Sunday 1 April 2012

God, science and the epistemic distance.

It’s still March. Technically. I’ve been thinking about how to do this for a while. I’ve read this idea of few times recently, and I wanted to address it a little. There is an idea that you should be able to empirically test the existence of God. It’s a rather attractive idea, which is why I feel the need to actually address it.

Before we start, I feel it’s best to tell you right now that I’m a theist. If you want to ignore anything I’ll say on the basis that I’m clearly biased thanks to my evil religiosity*, that’s fine. There are plenty of people who’d do exactly the same if I’d said I was an atheist.

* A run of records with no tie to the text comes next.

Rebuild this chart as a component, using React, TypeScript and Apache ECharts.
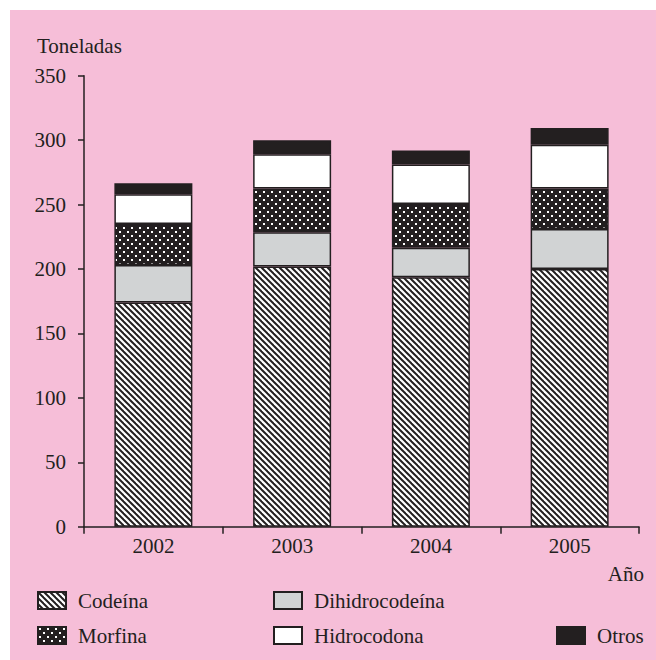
import React, { useEffect, useRef } from 'react';
import * as echarts from 'echarts';

const years = ['2002', '2003', '2004', '2005'];
const codeina = [174, 202, 193.5, 200];
const dihidrocodeina = [29, 26.5, 23, 31];
const morfina = [32, 34, 34, 31.5];
const hidrocodona = [23, 26.5, 30.5, 34];
const otros = [8.5, 11, 11, 13];
const seriesNames = ['Codeína', 'Dihidrocodeína', 'Morfina', 'Hidrocodona', 'Otros'];

const INK = '#231F20';
const PINK = '#F6BED8';
const FONT = 'Liberation Serif';

function hatchPattern() {
  const c = document.createElement('canvas');
  c.width = 6;
  c.height = 6;
  const g = c.getContext('2d')!;
  g.fillStyle = '#ffffff';
  g.fillRect(0, 0, 6, 6);
  g.strokeStyle = INK;
  g.lineWidth = 2;
  for (const k of [-6, 0, 6]) {
    g.beginPath();
    g.moveTo(k - 2, -2);
    g.lineTo(k + 8, 8);
    g.stroke();
  }
  return { image: c, repeat: 'repeat', imageWidth: 6, imageHeight: 6 };
}

function dotPattern() {
  const c = document.createElement('canvas');
  c.width = 8;
  c.height = 8;
  const g = c.getContext('2d')!;
  g.fillStyle = INK;
  g.fillRect(0, 0, 8, 8);
  g.fillStyle = '#ffffff';
  g.fillRect(1, 1, 2, 2);
  g.fillRect(5, 5, 2, 2);
  return { image: c, repeat: 'repeat', imageWidth: 8, imageHeight: 8 };
}

export default function App() {
  const ref = useRef<HTMLDivElement>(null);
  useEffect(() => {
    document.body.style.margin = '0';
    const chart = echarts.init(ref.current!, null, { renderer: 'svg' });
    const fills: any[] = [hatchPattern(), '#D1D3D4', dotPattern(), '#FFFFFF', INK];
    const values = [codeina, dihidrocodeina, morfina, hidrocodona, otros];
    const legendPos = [
      { left: 27, top: 580 },
      { left: 263, top: 580 },
      { left: 27, top: 615 },
      { left: 263, top: 615 },
      { left: 546, top: 615 },
    ];
    chart.setOption({
      animation: false,
      backgroundColor: PINK,
      grid: { left: 74, top: 65.7, width: 555, height: 451, containLabel: false },
      xAxis: {
        type: 'category',
        data: years,
        axisLine: { lineStyle: { color: INK, width: 1.5 } },
        axisTick: { show: true, length: 7, lineStyle: { color: INK, width: 1.5 } },
        axisLabel: { color: INK, fontFamily: FONT, fontSize: 21, margin: 9 },
      },
      yAxis: {
        type: 'value',
        min: 0,
        max: 350,
        interval: 50,
        splitLine: { show: false },
        axisLine: { show: true, lineStyle: { color: INK, width: 1.5 } },
        axisTick: { show: true, length: 6, lineStyle: { color: INK, width: 1.5 } },
        axisLabel: { color: INK, fontFamily: FONT, fontSize: 21, margin: 18 },
      },
      legend: seriesNames.map((n, i) => ({
        data: [n],
        left: legendPos[i].left,
        top: legendPos[i].top,
        padding: 0,
        itemWidth: 28,
        itemHeight: 17,
        icon: 'rect',
        selectedMode: false,
        textStyle: { color: INK, fontFamily: FONT, fontSize: 21, lineHeight: 18, padding: [0, 0, 0, 7] },
      })),
      series: seriesNames.map((n, i) => ({
        name: n,
        type: 'bar',
        stack: 'total',
        barWidth: 78,
        data: values[i],
        itemStyle: { color: fills[i], borderColor: INK, borderWidth: 1.5 },
      })),
      graphic: [
        {
          type: 'text',
          left: 27,
          top: 25,
          style: { text: 'Toneladas', fill: INK, font: `21px "${FONT}"` },
        },
        {
          type: 'text',
          right: 12,
          top: 553,
          style: { text: 'Año', fill: INK, font: `21px "${FONT}"` },
        },
      ],
    });
    return () => chart.dispose();
  }, []);
  return (
    <div style={{ width: 656, height: 660, background: '#ffffff', position: 'relative' }}>
      <div ref={ref} style={{ position: 'absolute', left: 10, top: 10, width: 646, height: 650 }} />
    </div>
  );
}
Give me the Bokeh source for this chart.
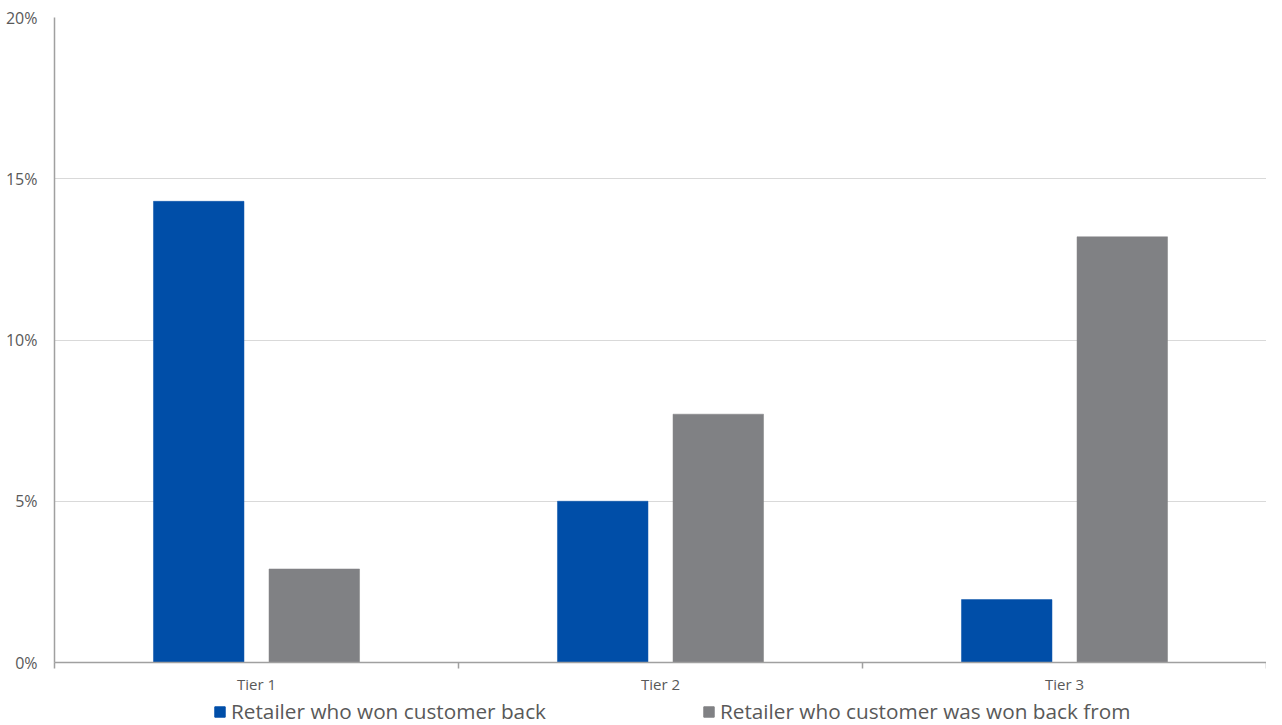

Are they gone? Yes? Good. I hated those people. They weren’t witty, intelligent and devastatingly handsome like you are. OK then, onto my actual argument. The way I’ve seen people use to try and test the existence of God are varied, but the most common are probably prayer and near death experiences. Let’s be clear here, I won’t necessarily defend either prayer or near death experiences even under theistic worldview. There are some pretty serious problems with the idea of both of those things. I’ll do a dialogue on prayer one of these days, actually. But that’s irrelevant to the point I’m gonna try to make. I don’t want to prove that specific tests of God’s existence don’t work, I want to prove that trying to do the test using the scientific method is inherently unworkable.

Let us examine the nature of God for a moment**. Assume that He exists. In such a case, there exist four possibilities: He wants us to know that He exists, He wants us not to know whether He exists or not, He wants us to think that He doesn’t exist. Let us examine these possibilities in turn. The first is clearly ridiculous – if God wishes to convince people of His existence, he’s probably gonna be able to do it. If nothing else, the actual discovery of Russell’s teapot would probably convince even Dawkins, especially if it had ‘yes, Dawkins, I do exist’ written on the side. The second and third are functionally identical for the argument I’m about to make, and I’ll be arguing that one of them must be true, so I won’t try to refute them here. Which leaves the fourth. I… actually can’t deal with that one using pure definitions. Yeah, it seems somewhat silly that an omniscient, omnibenevolent God should genuinely not care, but He is ineffable, so it would be premature to rule it out. However, it doesn’t’ fit either with my argument, or with any traditional conception of God. It’s just weird. So let’s assume that the omnibenevolent, loving, caring God actually cares. Probably not too much of an assumption

So we’ve concluded that if a God does exist, He must either want us not to know whether or not he exists, or want us to think he doesn’t. Any empirical test, therefore, that He knows you’re running to test whether or not He exists, he’s going to make sure that you don’t get any evidence suggesting that He exists, isn’t He now. And since He’s omniscient, you’re probably not going to get around Him – if He doesn’t want you to know He exists, you’re probably not going to find a way around that one.

So if God exists, He either doesn’t want us to know whether he exists or not, or He actively wants us to think He doesn’t exist. One question remains: Why? Why on earth would an extant God randomly decide to hide His existence? Isn’t it simpler just to assume that He doesn’t exist at all? Well, now seems a good time to introduce you to the concept of epistemic distance, an idea belonging to, in my opinion, one of the greatest philosophers ever, John Hick. Let’s look at the nature of God, shall we? Almost everyone, no matter how sociopathic they might be, follows the law when they know that a policeman is looking directly at them. You can make a pretty good argument that anyone who doesn’t is totally insane, since they’re quite obviously acting against their own self-interest****. Now let’s assume that God exists, and you know it. Obviously, you’re going to do everything humanly possible to please Him – anything else would be seriously against your own self-interest. It’s similar to the ‘religious believers are in some way less good, since they can’t divorce their thinking from the idea that by doing good they’ll be rewarded later on’ argument. If you know God exists, your free will is reduced, and you can’t  really do good, since you can’t really choose to do other than as you do – in the words of Kant, ought implies can.

So if God exists, He has a good reason to keep his existence from becoming a matter of fact, to preserve epistemic distance and thus preserve free will. The Universe is entirely consistent with a God who does this, and any testing is pretty much gonna be pointless for proving either way. I’m not expecting anyone to convert from this argument – I’m not arguing that God exists (I’m a theist for completely different reasons), I’m arguing that He doesn’t necessarily not exist, and that science and religion really shouldn’t interfere with each other.

*Apparently, that actually is a word. Huh.
**I am here assuming the traditional omnipotent, omniscient, omnibenevolent God. As you’ll see, my arguments don’t really work for other kinds of God***.
***Which handily deals with the ‘we are both atheists...’ argument. What luck.